La loi permettant aux municipalités d'imposer des droits de mutation immobilière lors du transfert de propriété avait toutefois été évoquée lors du discours du budget, en mai 1976, par le ministre libéral des Finances, Raymond Garneau.

Le 16 décembre 1976, le ministre Tardif l'a d'ailleurs mentionné, comme on peut le lire dans les archives de l'Assemblée nationale: «Ce projet est présenté d'une part, parce qu'il était déjà dans le discours du budget de l'ancien ministre des Finances, mais aussi il est présenté ici parce qu'il est, selon nous, justifiable et parce qu'il s'inscrit dans le sens des politiques mises de l'avant par le Parti québécois.»
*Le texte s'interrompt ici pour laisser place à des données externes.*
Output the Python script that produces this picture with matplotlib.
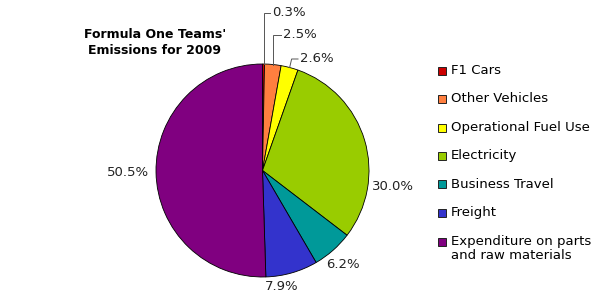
import matplotlib
matplotlib.use("Agg")
import matplotlib.pyplot as plt
from matplotlib.patches import Rectangle
import numpy as np

categories = ["F1 Cars", "Other Vehicles", "Operational Fuel Use", "Electricity",
              "Business Travel", "Freight", "Expenditure on parts\nand raw materials"]
values = [0.3, 2.5, 2.6, 30.0, 6.2, 7.9, 50.5]
colors = ["#CC0000", "#FF7F3F", "#FFFF00", "#99CC00", "#009999", "#3333CC", "#800080"]
title = "Formula One Teams'\nEmissions for 2009"

W, H = 600, 296
fig = plt.figure(figsize=(W / 100, H / 100), dpi=100)
ax = fig.add_axes([0, 0, 1, 1])

cx, cy, r = 262.5, 170.5, 106.5
wedges, _ = ax.pie(values, colors=colors, startangle=-90, counterclock=True,
                   center=(cx, cy), radius=r, frame=True,
                   wedgeprops=dict(edgecolor="black", linewidth=0.6))
ax.set_xlim(0, W)
ax.set_ylim(H, 0)
ax.set_aspect("equal")
ax.axis("off")

fs = 9.5
small_label_y = [13, 35, 59]
small_label_x = [272, 283, 300]
big_label_pos = {3: (393, 186), 4: (343, 264), 5: (282, 287), 6: (128, 172)}

for i, w in enumerate(wedges):
    txt = f"{values[i]:.1f}%"
    mid = np.deg2rad((w.theta1 + w.theta2) / 2)
    ex, ey = cx + r * np.cos(mid), cy + r * np.sin(mid)
    if i < 3:
        ty = small_label_y[i]
        tx = small_label_x[i]
        ax.plot([ex, ex + (i == 2) * 2, tx - 2], [ey, ty, ty], color="#555555", lw=0.7,
                solid_joinstyle="miter")
        ax.text(tx, ty, txt, fontsize=fs, ha="left", va="center", color="#222222")
    else:
        x, y = big_label_pos[i]
        ax.text(x, y, txt, fontsize=fs, ha="center", va="center", color="#222222")

ax.text(155, 42, title, fontsize=9, fontweight="bold", ha="center", va="center",
        linespacing=1.3)

leg_y = [70.5, 99, 127.5, 156, 184, 212.5, 241.5]
for i, (c, lab) in enumerate(zip(colors, categories)):
    ax.add_patch(Rectangle((438, leg_y[i] - 4), 8, 8, facecolor=c, edgecolor="#222222", lw=0.7))
    if "\n" in lab:
        ax.text(451, leg_y[i] - 7, lab, fontsize=fs, ha="left", va="top", linespacing=1.15)
    else:
        ax.text(451, leg_y[i], lab, fontsize=fs, ha="left", va="center")

fig.savefig("out.png", dpi=100)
Et Jean Bienvenue dans tout cela? Après avoir été ministre de l'Immigration de 1972 à 1976, il a été ministre de l'Éducation pendant quelques mois, avant les élections perdues par le Parti libéral.

«Il [le ministre Bienvenue] n'avait aucun rapport avec la taxe», explique Jean Hétu, professeur titulaire spécialisé en droit municipal à l'Université de Montréal.

«Mais à l'époque, les anglophones ont tourné la taxe en dérision en la surnommant la "welcome taxe". Ensuite, on a traduit cela comme la taxe de bienvenue. Mais le lien avec le ministre Bienvenue est une légende urbaine qui a été constamment reprise.»

En 1992, le gouvernement a transformé le pouvoir discrétionnaire laissé aux municipalités en obligation de percevoir les droits de mutation pour toutes.